Para Amaral (1998) mediante
manifesta diversidade, e considerando sua proclamada legitimidade, o pensamento
a respeito da diferença significativa ou deficiência, possivelmente, encontrará
uma nova mentalidade. A autora revela, desta maneira, uma das idéias nucleares
desse caminho tortuoso, que pode nos levar, não somente a entender, respeitar e
aceitar o “outro”, mas, e principalmente, se colocar no papel do “outro” ou
permitir ao “outro” ser “eu”, assim
O preconceito é uma construção
conceitual estabelecida anteriormente à nossa experiência.
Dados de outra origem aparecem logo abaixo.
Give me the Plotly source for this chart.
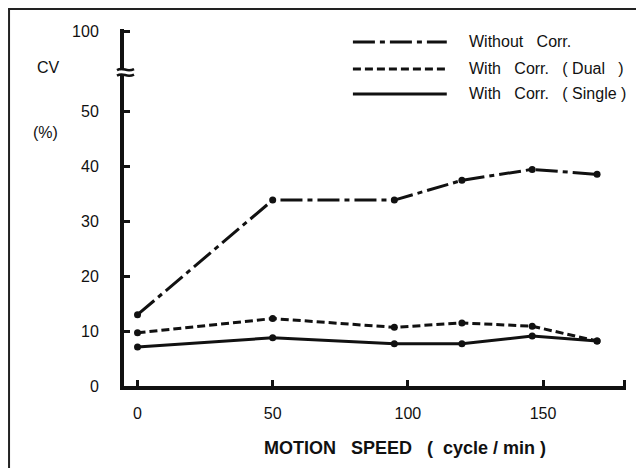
import plotly.graph_objects as go

# motion speed (cycle/min) and CV (%)
speed = [0, 50, 95, 120, 146, 170]
cv_without = [13.0, 33.9, 33.9, 37.5, 39.5, 38.6]
cv_dual = [9.7, 12.3, 10.7, 11.5, 10.9, 8.2]
cv_single = [7.1, 8.8, 7.7, 7.7, 9.1, 8.2]

x_tickvals = [0, 50, 100, 150, 180]
x_ticktext = ["0", "50", "100", "150", ""]
# the axis is broken above 50: the "100" tick sits just above the break
y_tickvals = [0, 10, 20, 30, 40, 50, 64.6]
y_ticktext = ["0", "10", "20", "30", "40", "50", "100"]

NB = "\u00a0"
series_names = [
    f"Without{NB * 3}Corr.",
    f"With{NB * 3}Corr.{NB * 3}({NB}Dual{NB * 3})",
    f"With{NB * 3}Corr.{NB * 3}({NB}Single{NB})",
]

INK = "#111111"
FONT = "Liberation Sans, Arial, sans-serif"
DASHES = ["22px,5px,5px,5px", "8px,4px", "solid"]
LEGEND_Y = [0.9636, 0.888, 0.818]

fig = go.Figure()
for ys, dash in zip([cv_without, cv_dual, cv_single], DASHES):
    fig.add_trace(go.Scatter(
        x=speed, y=ys, mode="lines+markers",
        line=dict(color=INK, width=3, dash=dash),
        marker=dict(color=INK, size=7),
        cliponaxis=False, showlegend=False,
    ))

shapes = []
# hand-drawn style legend
for yl, dash in zip(LEGEND_Y, DASHES):
    shapes.append(dict(type="line", xref="paper", yref="paper",
                       x0=0.456, x1=0.643, y0=yl, y1=yl,
                       line=dict(color=INK, width=3, dash=dash)))

# axis break marks
shapes.append(dict(type="rect", xref="paper", yref="y",
                   x0=-0.02, x1=0.02, y0=56.8, y1=57.6,
                   fillcolor="white", line=dict(width=0)))
for yb in [56.7, 57.7]:
    shapes.append(dict(
        type="path", xref="paper", yref="y",
        path=f"M -0.014,{yb - 0.1} C 0.0,{yb + 0.6} 0.004,{yb - 0.6} 0.02,{yb + 0.1}",
        line=dict(color=INK, width=2.5)))

# page frame (top and left edges only, as scanned)
shapes.append(dict(type="line", xref="paper", yref="paper",
                   x0=-0.231, x1=1.04, y0=1.056, y1=1.056,
                   line=dict(color="#222", width=2)))
shapes.append(dict(type="line", xref="paper", yref="paper",
                   x0=-0.229, x1=-0.229, y0=1.056, y1=-0.24,
                   line=dict(color="#222", width=2)))

annotations = [
    dict(text="CV", x=-0.177, y=0.891),
    dict(text="(%)", x=-0.185, y=0.709),
    dict(text=f"MOTION{NB * 3}SPEED{NB * 3}({NB * 2}cycle{NB}/{NB}min{NB})",
         x=0.56, y=-0.174, font=dict(size=18, color=INK, family=FONT, weight="bold")),
]
for name, yl in zip(series_names, LEGEND_Y):
    annotations.append(dict(text=name, x=0.683, y=yl, xanchor="left",
                            font=dict(size=16, color=INK, family=FONT)))
for a in annotations:
    a.setdefault("xref", "paper")
    a.setdefault("yref", "paper")
    a.setdefault("yanchor", "middle")
    a.setdefault("showarrow", False)
    a.setdefault("font", dict(size=16, color=INK, family=FONT))

fig.update_layout(
    width=636, height=460,
    margin=dict(l=116, r=18, t=21, b=82),
    paper_bgcolor="white", plot_bgcolor="white",
    font=dict(family=FONT, size=15, color=INK),
    shapes=shapes, annotations=annotations,
    xaxis=dict(range=[-5, 180.7], tickvals=x_tickvals, ticktext=x_ticktext,
               showgrid=False, zeroline=False, showline=True,
               linecolor=INK, linewidth=4, ticks="inside", ticklen=6,
               tickwidth=3, tickcolor=INK, ticklabelstandoff=10,
               tickfont=dict(size=16)),
    yaxis=dict(range=[0, 65.1], tickvals=y_tickvals, ticktext=y_ticktext,
               showgrid=False, zeroline=False, showline=True,
               linecolor=INK, linewidth=4, ticks="inside", ticklen=6,
               tickwidth=3, tickcolor=INK, ticklabelstandoff=18,
               tickfont=dict(size=16)),
)

fig.write_html("out.html")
Constituindo duas
dimensões principais: uma é a atitude, definida a partir de nossas
predisposições psíquicas favoráveis ou desfavoráveis (para o nosso discurso,
desfavorável) em relação a algo ou alguém, sendo seus conteúdos emocionais a
admiração, medo, raiva, repulsa, amor, ódio etc; agindo com filtro para nossas
interpretações e percepções. E a segunda dimensão trata do desconhecimento, o
qual deriva da desinformação dos fatos ou sentimentos/emoções não elaborados.
(AMARAL, 1998).
Conclusivamente, externamos a necessidade
de sairmos da posição de avestruzes, transformando nossos pensamentos e anseios
em objetivações, em ações práticas que se materializem no dia-a-dia, utilizando
as pontes movediças do conhecimento teórico-científico para transitar de
maneira segura pelo rio das relações intra e interpessoais, que estão repletas
de crocodilos que levam a tonalidade e o peso do preconceito, do estereótipo e
do estigma.
As metáforas dos crocodilos e
avestruzes utilizadas pela autora nos remetem à complexidade do momento atual,
no qual as relações humanas evidenciam crises, embates e a falta de respostas
para a diversidade e para as diferenças. Ainda vislumbramos ou mesmo tateamos
estratégias e modos de conduta ética para lidar com esta realidade e percebemos
que esta preocupação tem sido crescente na formação de pessoas voltadas às
relações humanas, como é o nosso caso.